==== Recorded information
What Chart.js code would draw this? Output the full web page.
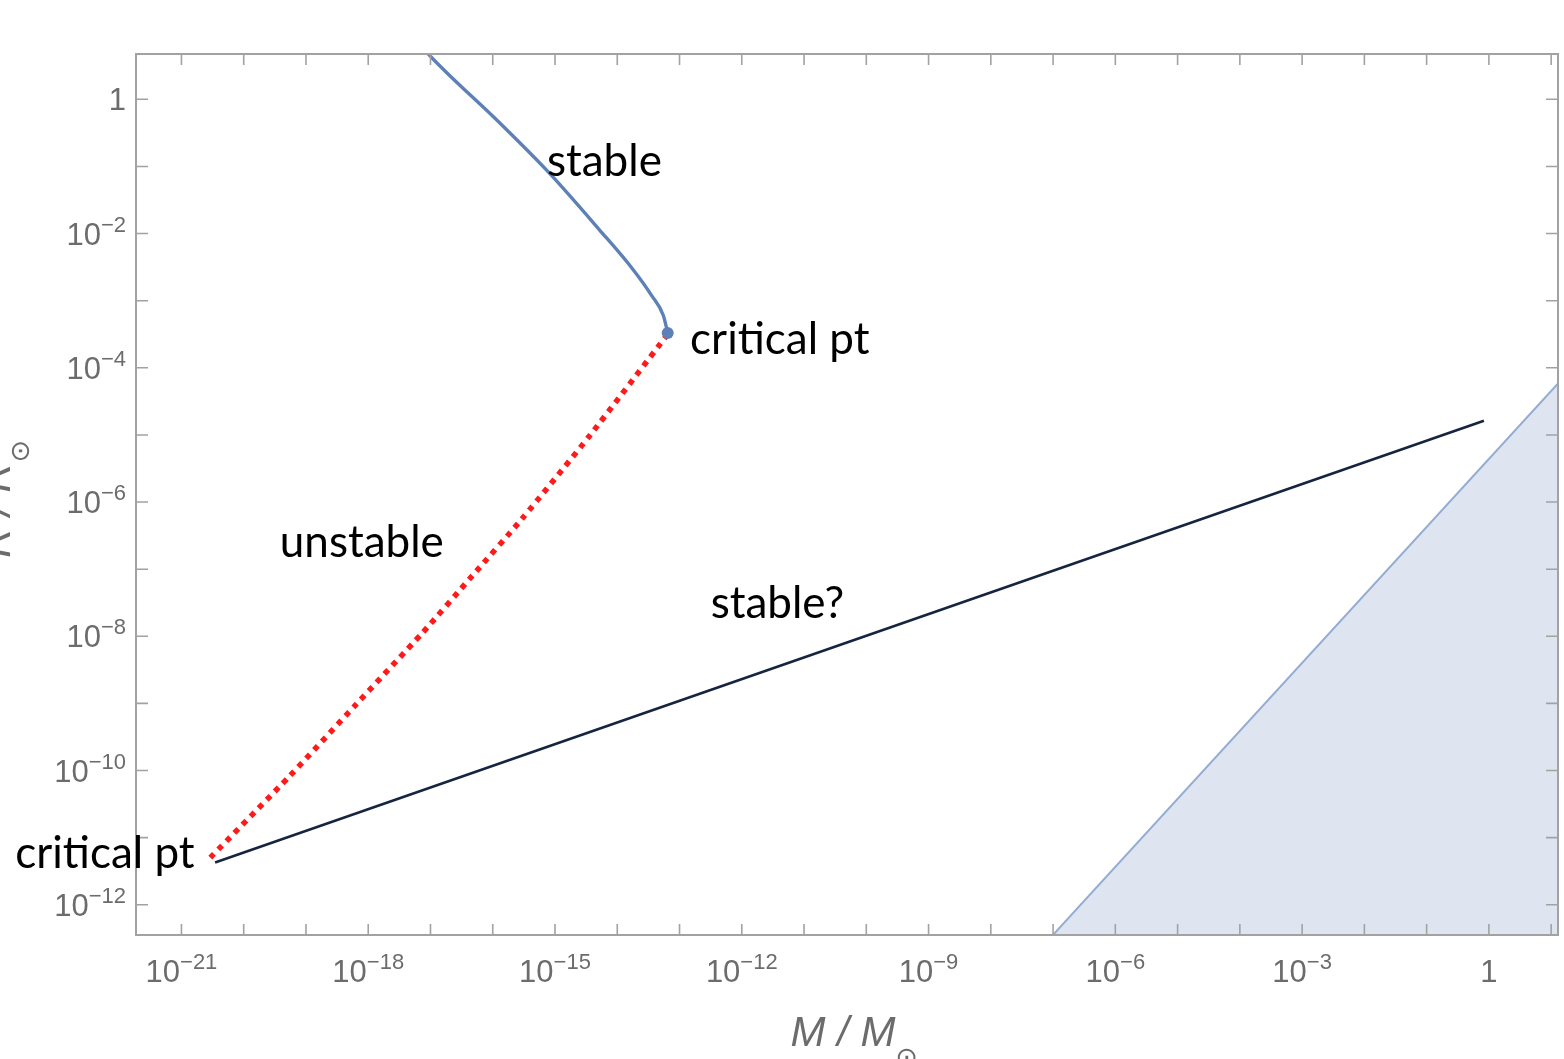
<!DOCTYPE html>
<html lang="en">
  <head>
    <meta charset="utf-8" />
    <title>Mass-radius branches</title>
    <style>
      body { margin: 0; background: #ffffff; }
      #wrap { width: 1564px; height: 1059px; position: relative; }
    </style>
  </head>
  <body>
    <div id="wrap"><canvas id="chart"></canvas></div>
    <script src="https://cdn.jsdelivr.net/npm/chart.js@4.4.1/dist/chart.umd.min.js"></script>
    <script>
      // all values are log10
      const stableLogM = [-17.15, -17.02, -15.89, -15.09, -14.29, -13.76, -13.45, -13.26, -13.19];
      const stableLogR = [0.80, 0.66, -0.35, -1.10, -1.94, -2.52, -2.92, -3.22, -3.48];

      const unstableLogM = [-13.19, -14.45, -15.53, -16.33, -17.13, -18.19, -19.26, -20.54];
      const unstableLogR = [-3.50, -5.02, -6.25, -7.10, -7.95, -9.01, -10.08, -11.30];

      const guessLogM = [-20.46, -0.08];
      const guessLogR = [-11.37, -4.79];

      const boundLogM = [-7.2, 1.5];
      const boundLogR = [-12.65, -3.84];

      const criticalLogM = [-13.19];
      const criticalLogR = [-3.48];

      const xRangeLog = [-21.73, 1.11];
      const yRangeLog = [-12.45, 0.675];
      const xLabelExps = [-21, -18, -15, -12, -9, -6, -3, 0];
      const yLabelExps = [0, -2, -4, -6, -8, -10, -12];

      const notes = [
        { text: 'stable', m: -15.13, r: -1.14 },
        { text: 'critical pt', m: -12.83, r: -3.79 },
        { text: 'unstable', m: -19.42, r: -6.82 },
        { text: 'stable?', m: -12.50, r: -7.73 },
        { text: 'critical pt', m: -23.67, r: -11.45 }
      ];

      function pts(ms, rs) {
        return ms.map((m, i) => ({ x: Math.pow(10, m), y: Math.pow(10, rs[i]) }));
      }

      const GRAY = '#a2a2a2';
      const LABEL = '#6c6c6c';

      function expLabel(ctx, exp, x, y, align) {
        // draws 10^exp (or "1") with a raised exponent
        ctx.fillStyle = LABEL;
        ctx.textBaseline = 'alphabetic';
        ctx.textAlign = 'left';
        const big = '31px "Liberation Sans", Arial, sans-serif';
        const small = '22px "Liberation Sans", Arial, sans-serif';
        let base = exp === 0 ? '1' : '10';
        let sup = exp === 0 ? '' : '\u2212' + Math.abs(exp);
        ctx.font = big;
        const wb = ctx.measureText(base).width;
        ctx.font = small;
        const ws = sup ? ctx.measureText(sup).width : 0;
        const w = wb + ws;
        let x0 = align === 'center' ? x - w / 2 : x - w;
        ctx.font = big;
        ctx.fillText(base, x0, y);
        if (sup) {
          ctx.font = small;
          ctx.fillText(sup, x0 + wb, y - 13);
        }
      }

      const framePlugin = {
        id: 'frame',
        afterDatasetsDraw(chart) {
          const { ctx, chartArea: a, scales } = chart;
          const xs = scales.x, ys = scales.y;
          ctx.save();
          ctx.strokeStyle = GRAY;
          ctx.lineWidth = 2;
          ctx.strokeRect(a.left, a.top, a.right - a.left, a.bottom - a.top);
          ctx.lineWidth = 1.6;
          ctx.beginPath();
          for (let k = Math.ceil(xRangeLog[0]); k <= Math.floor(xRangeLog[1]); k++) {
            const px = xs.getPixelForValue(Math.pow(10, k));
            ctx.moveTo(px, a.bottom); ctx.lineTo(px, a.bottom - 11);
            ctx.moveTo(px, a.top); ctx.lineTo(px, a.top + 11);
          }
          for (let k = Math.ceil(yRangeLog[0]); k <= Math.floor(yRangeLog[1]); k++) {
            const py = ys.getPixelForValue(Math.pow(10, k));
            ctx.moveTo(a.left, py); ctx.lineTo(a.left + 12, py);
            ctx.moveTo(a.right, py); ctx.lineTo(a.right - 12, py);
          }
          ctx.stroke();

          xLabelExps.forEach(k => {
            expLabel(ctx, k, xs.getPixelForValue(Math.pow(10, k)), a.bottom + 47, 'center');
          });
          yLabelExps.forEach(k => {
            expLabel(ctx, k, a.left - 10, ys.getPixelForValue(Math.pow(10, k)) + 11, 'right');
          });

          // axis titles
          ctx.fillStyle = LABEL;
          ctx.textAlign = 'left';
          ctx.font = 'italic 42px "Liberation Sans", Arial, sans-serif';
          const tx = 'M / M';
          const w1 = ctx.measureText(tx).width;
          const cx = (a.left + a.right) / 2 + 10;
          ctx.fillText(tx, cx - w1 / 2 - 14, a.bottom + 111);
          ctx.font = '27px "DejaVu Sans", sans-serif';
          ctx.fillText('\u2299', cx + w1 / 2 - 14, a.bottom + 131);

          ctx.translate(10, 498);
          ctx.rotate(-Math.PI / 2);
          ctx.font = 'italic 42px "Liberation Sans", Arial, sans-serif';
          const ty = 'R / R';
          const w2 = ctx.measureText(ty).width;
          ctx.fillText(ty, -w2 / 2 - 12, 0);
          ctx.font = '27px "DejaVu Sans", sans-serif';
          ctx.fillText('\u2299', w2 / 2 - 12, 19);
          ctx.restore();

          // text notes
          ctx.save();
          ctx.fillStyle = '#000000';
          ctx.font = '44px Lato, "Open Sans", sans-serif';
          ctx.textAlign = 'left';
          ctx.textBaseline = 'alphabetic';
          notes.forEach(n => {
            ctx.fillText(n.text, xs.getPixelForValue(Math.pow(10, n.m)), ys.getPixelForValue(Math.pow(10, n.r)));
          });
          ctx.restore();
        }
      };

      const lineBase = {
        showLine: true,
        pointRadius: 0,
        pointHoverRadius: 0,
        tension: 0,
        fill: false
      };

      new Chart(document.getElementById('chart'), {
        type: 'scatter',
        data: {
          datasets: [{
            label: 'bound',
            data: pts(boundLogM, boundLogR),
            borderColor: '#93acd4',
            borderWidth: 2,
            backgroundColor: '#dfe5f0',
            ...lineBase,
            fill: 'start',
            order: 5
          }, {
            label: 'stable?',
            data: pts(guessLogM, guessLogR),
            borderColor: '#16253f',
            borderWidth: 2.6,
            ...lineBase,
            order: 4
          }, {
            label: 'unstable',
            data: pts(unstableLogM, unstableLogR),
            borderColor: '#ff1a1a',
            borderWidth: 5.5,
            borderDash: [5.5, 6],
            ...lineBase,
            tension: 0.2,
            order: 3
          }, {
            label: 'stable',
            data: pts(stableLogM, stableLogR),
            borderColor: '#5d80b6',
            borderWidth: 3.4,
            ...lineBase,
            cubicInterpolationMode: 'monotone',
            order: 2
          }, {
            label: 'critical',
            data: pts(criticalLogM, criticalLogR),
            showLine: false,
            pointRadius: 6,
            pointBackgroundColor: '#5d80b6',
            pointBorderWidth: 0,
            order: 1
          }]
        },
        options: {
          responsive: true,
          maintainAspectRatio: false,
          animation: false,
          layout: { padding: { left: 136, top: 54, right: 2, bottom: 124 } },
          plugins: {
            legend: { display: false },
            tooltip: { enabled: false }
          },
          scales: {
            x: {
              type: 'logarithmic',
              display: false,
              min: Math.pow(10, xRangeLog[0]),
              max: Math.pow(10, xRangeLog[1])
            },
            y: {
              type: 'logarithmic',
              display: false,
              min: Math.pow(10, yRangeLog[0]),
              max: Math.pow(10, yRangeLog[1])
            }
          }
        },
        plugins: [framePlugin]
      });
    </script>
  </body>
</html>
========
## Exercise requirements:
Reproduce the material above verbatim; omit every picture.

## Task answer:
What Chart.js code would draw this? Output the full web page.
<!DOCTYPE html>
<html lang="en">
  <head>
    <meta charset="utf-8" />
    <title>Mass-radius branches</title>
    <style>
      body { margin: 0; background: #ffffff; }
      #wrap { width: 1564px; height: 1059px; position: relative; }
    </style>
  </head>
  <body>
    <div id="wrap"><canvas id="chart"></canvas></div>
    <script src="https://cdn.jsdelivr.net/npm/chart.js@4.4.1/dist/chart.umd.min.js"></script>
    <script>
      // all values are log10
      const stableLogM = [-17.15, -17.02, -15.89, -15.09, -14.29, -13.76, -13.45, -13.26, -13.19];
      const stableLogR = [0.80, 0.66, -0.35, -1.10, -1.94, -2.52, -2.92, -3.22, -3.48];

      const unstableLogM = [-13.19, -14.45, -15.53, -16.33, -17.13, -18.19, -19.26, -20.54];
      const unstableLogR = [-3.50, -5.02, -6.25, -7.10, -7.95, -9.01, -10.08, -11.30];

      const guessLogM = [-20.46, -0.08];
      const guessLogR = [-11.37, -4.79];

      const boundLogM = [-7.2, 1.5];
      const boundLogR = [-12.65, -3.84];

      const criticalLogM = [-13.19];
      const criticalLogR = [-3.48];

      const xRangeLog = [-21.73, 1.11];
      const yRangeLog = [-12.45, 0.675];
      const xLabelExps = [-21, -18, -15, -12, -9, -6, -3, 0];
      const yLabelExps = [0, -2, -4, -6, -8, -10, -12];

      const notes = [
        { text: 'stable', m: -15.13, r: -1.14 },
        { text: 'critical pt', m: -12.83, r: -3.79 },
        { text: 'unstable', m: -19.42, r: -6.82 },
        { text: 'stable?', m: -12.50, r: -7.73 },
        { text: 'critical pt', m: -23.67, r: -11.45 }
      ];

      function pts(ms, rs) {
        return ms.map((m, i) => ({ x: Math.pow(10, m), y: Math.pow(10, rs[i]) }));
      }

      const GRAY = '#a2a2a2';
      const LABEL = '#6c6c6c';

      function expLabel(ctx, exp, x, y, align) {
        // draws 10^exp (or "1") with a raised exponent
        ctx.fillStyle = LABEL;
        ctx.textBaseline = 'alphabetic';
        ctx.textAlign = 'left';
        const big = '31px "Liberation Sans", Arial, sans-serif';
        const small = '22px "Liberation Sans", Arial, sans-serif';
        let base = exp === 0 ? '1' : '10';
        let sup = exp === 0 ? '' : '\u2212' + Math.abs(exp);
        ctx.font = big;
        const wb = ctx.measureText(base).width;
        ctx.font = small;
        const ws = sup ? ctx.measureText(sup).width : 0;
        const w = wb + ws;
        let x0 = align === 'center' ? x - w / 2 : x - w;
        ctx.font = big;
        ctx.fillText(base, x0, y);
        if (sup) {
          ctx.font = small;
          ctx.fillText(sup, x0 + wb, y - 13);
        }
      }

      const framePlugin = {
        id: 'frame',
        afterDatasetsDraw(chart) {
          const { ctx, chartArea: a, scales } = chart;
          const xs = scales.x, ys = scales.y;
          ctx.save();
          ctx.strokeStyle = GRAY;
          ctx.lineWidth = 2;
          ctx.strokeRect(a.left, a.top, a.right - a.left, a.bottom - a.top);
          ctx.lineWidth = 1.6;
          ctx.beginPath();
          for (let k = Math.ceil(xRangeLog[0]); k <= Math.floor(xRangeLog[1]); k++) {
            const px = xs.getPixelForValue(Math.pow(10, k));
            ctx.moveTo(px, a.bottom); ctx.lineTo(px, a.bottom - 11);
            ctx.moveTo(px, a.top); ctx.lineTo(px, a.top + 11);
          }
          for (let k = Math.ceil(yRangeLog[0]); k <= Math.floor(yRangeLog[1]); k++) {
            const py = ys.getPixelForValue(Math.pow(10, k));
            ctx.moveTo(a.left, py); ctx.lineTo(a.left + 12, py);
            ctx.moveTo(a.right, py); ctx.lineTo(a.right - 12, py);
          }
          ctx.stroke();

          xLabelExps.forEach(k => {
            expLabel(ctx, k, xs.getPixelForValue(Math.pow(10, k)), a.bottom + 47, 'center');
          });
          yLabelExps.forEach(k => {
            expLabel(ctx, k, a.left - 10, ys.getPixelForValue(Math.pow(10, k)) + 11, 'right');
          });

          // axis titles
          ctx.fillStyle = LABEL;
          ctx.textAlign = 'left';
          ctx.font = 'italic 42px "Liberation Sans", Arial, sans-serif';
          const tx = 'M / M';
          const w1 = ctx.measureText(tx).width;
          const cx = (a.left + a.right) / 2 + 10;
          ctx.fillText(tx, cx - w1 / 2 - 14, a.bottom + 111);
          ctx.font = '27px "DejaVu Sans", sans-serif';
          ctx.fillText('\u2299', cx + w1 / 2 - 14, a.bottom + 131);

          ctx.translate(10, 498);
          ctx.rotate(-Math.PI / 2);
          ctx.font = 'italic 42px "Liberation Sans", Arial, sans-serif';
          const ty = 'R / R';
          const w2 = ctx.measureText(ty).width;
          ctx.fillText(ty, -w2 / 2 - 12, 0);
          ctx.font = '27px "DejaVu Sans", sans-serif';
          ctx.fillText('\u2299', w2 / 2 - 12, 19);
          ctx.restore();

          // text notes
          ctx.save();
          ctx.fillStyle = '#000000';
          ctx.font = '44px Lato, "Open Sans", sans-serif';
          ctx.textAlign = 'left';
          ctx.textBaseline = 'alphabetic';
          notes.forEach(n => {
            ctx.fillText(n.text, xs.getPixelForValue(Math.pow(10, n.m)), ys.getPixelForValue(Math.pow(10, n.r)));
          });
          ctx.restore();
        }
      };

      const lineBase = {
        showLine: true,
        pointRadius: 0,
        pointHoverRadius: 0,
        tension: 0,
        fill: false
      };

      new Chart(document.getElementById('chart'), {
        type: 'scatter',
        data: {
          datasets: [{
            label: 'bound',
            data: pts(boundLogM, boundLogR),
            borderColor: '#93acd4',
            borderWidth: 2,
            backgroundColor: '#dfe5f0',
            ...lineBase,
            fill: 'start',
            order: 5
          }, {
            label: 'stable?',
            data: pts(guessLogM, guessLogR),
            borderColor: '#16253f',
            borderWidth: 2.6,
            ...lineBase,
            order: 4
          }, {
            label: 'unstable',
            data: pts(unstableLogM, unstableLogR),
            borderColor: '#ff1a1a',
            borderWidth: 5.5,
            borderDash: [5.5, 6],
            ...lineBase,
            tension: 0.2,
            order: 3
          }, {
            label: 'stable',
            data: pts(stableLogM, stableLogR),
            borderColor: '#5d80b6',
            borderWidth: 3.4,
            ...lineBase,
            cubicInterpolationMode: 'monotone',
            order: 2
          }, {
            label: 'critical',
            data: pts(criticalLogM, criticalLogR),
            showLine: false,
            pointRadius: 6,
            pointBackgroundColor: '#5d80b6',
            pointBorderWidth: 0,
            order: 1
          }]
        },
        options: {
          responsive: true,
          maintainAspectRatio: false,
          animation: false,
          layout: { padding: { left: 136, top: 54, right: 2, bottom: 124 } },
          plugins: {
            legend: { display: false },
            tooltip: { enabled: false }
          },
          scales: {
            x: {
              type: 'logarithmic',
              display: false,
              min: Math.pow(10, xRangeLog[0]),
              max: Math.pow(10, xRangeLog[1])
            },
            y: {
              type: 'logarithmic',
              display: false,
              min: Math.pow(10, yRangeLog[0]),
              max: Math.pow(10, yRangeLog[1])
            }
          }
        },
        plugins: [framePlugin]
      });
    </script>
  </body>
</html>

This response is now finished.